Like with most choices in statistics, selection of block size involves making a trade-off between bias and variance: blocks that are too small mean that approximation by the limit model (GEVD) is likely to be poor, leading to bias in estimation and extrapolation; large blocks generate few block maxima/minima, leading to large estimation variance. Pragmatic considerations often lead to the adoption of blocks of length one year. (Coles, 2004)

An important thing to consider is also the physical nature of investigated signal. Many meteorological events (e.g. snowfall, rain, waves) are seasonal and, therefore, selection of block sizes smaller than 1-year would result in significant bias due to blocks no longer being equivalent (e.g. summer blocks are nearly guaranteed to have no snow).

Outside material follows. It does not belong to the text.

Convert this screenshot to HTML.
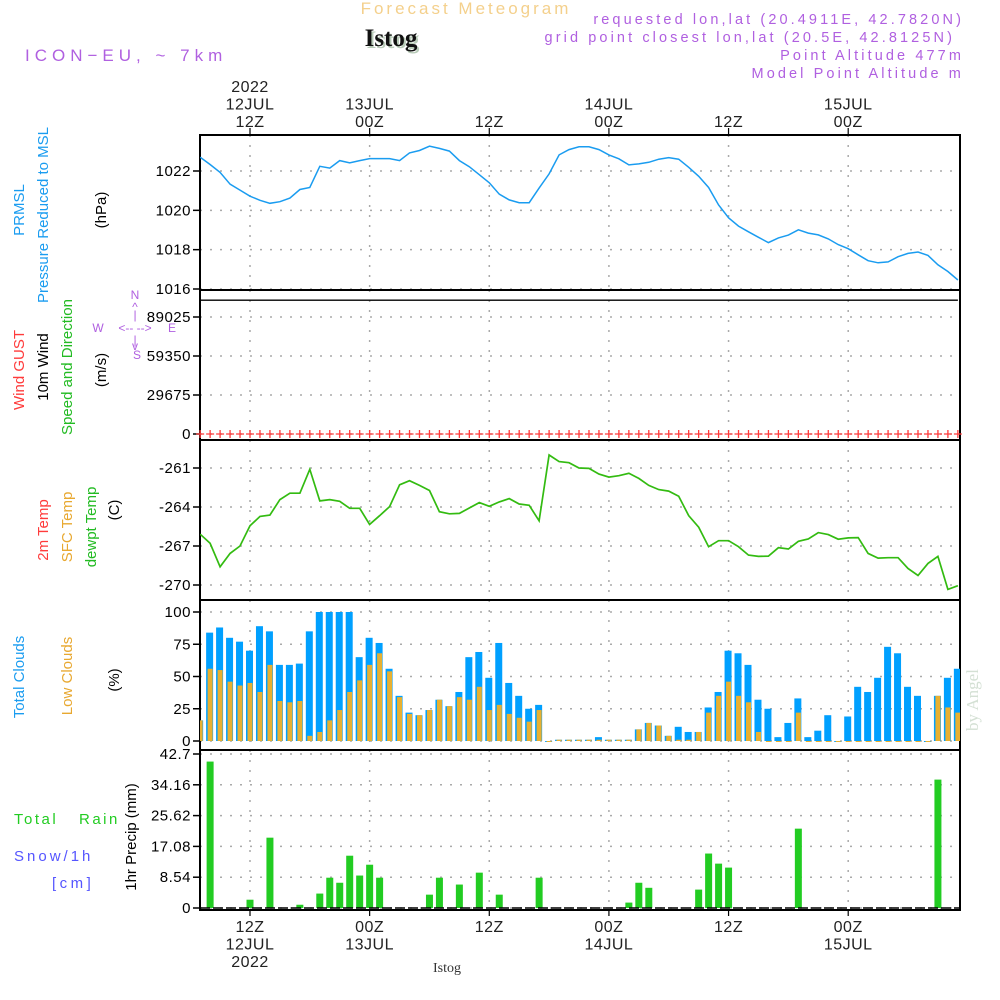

We can specify different block size using the block_size argument. Using the same data as above but with a block size of 2 years we get:

StandaloneUsing EVA

extremes = get_extremes(
    ts=data,
    method="BM",
    block_size=pd.to_timedelta("365.2425D") * 2,
)
plot_extremes(
    ts=data,
    extremes=extremes,
    extremes_method="BM",
    extremes_type="high",
    block_size=pd.to_timedelta("365.2425D") * 2,
)

model = EVA(data=data)
model.get_extremes("BM", block_size=pd.to_timedelta("365.2425D") * 2)
model.plot_extremes()

Block Minima¶

Block minima is fully equivalent to block maxima in the way it is extracted. Block minima can be extracted by setting the extremes_type argument to "low":

StandaloneUsing EVA

extremes = get_extremes(
    ts=data,
    method="BM",
    extremes_type="low",
)
plot_extremes(
    ts=data,
    extremes=extremes,
    extremes_method="BM",
    extremes_type="high",
    block_size="365.2425D",
)

model = EVA(data=data)
model.get_extremes("BM", extremes_type="low")
model.plot_extremes()

Tip

The pyextremes.EVA class works identically for both maxima and minima series and properly reflects (rotates) the data to fit statistical distributions. This is true as long as the extremes_type argument is correctly specified.

Warning

When analyzing block minima be mindful of your data being censored. An example of this would be water level time series - water levels cannot go below the seabed and will, therefore, be censored by the seabed elevation. Such series would no longer follow the GEVD and any results of such analysis would be unreliable.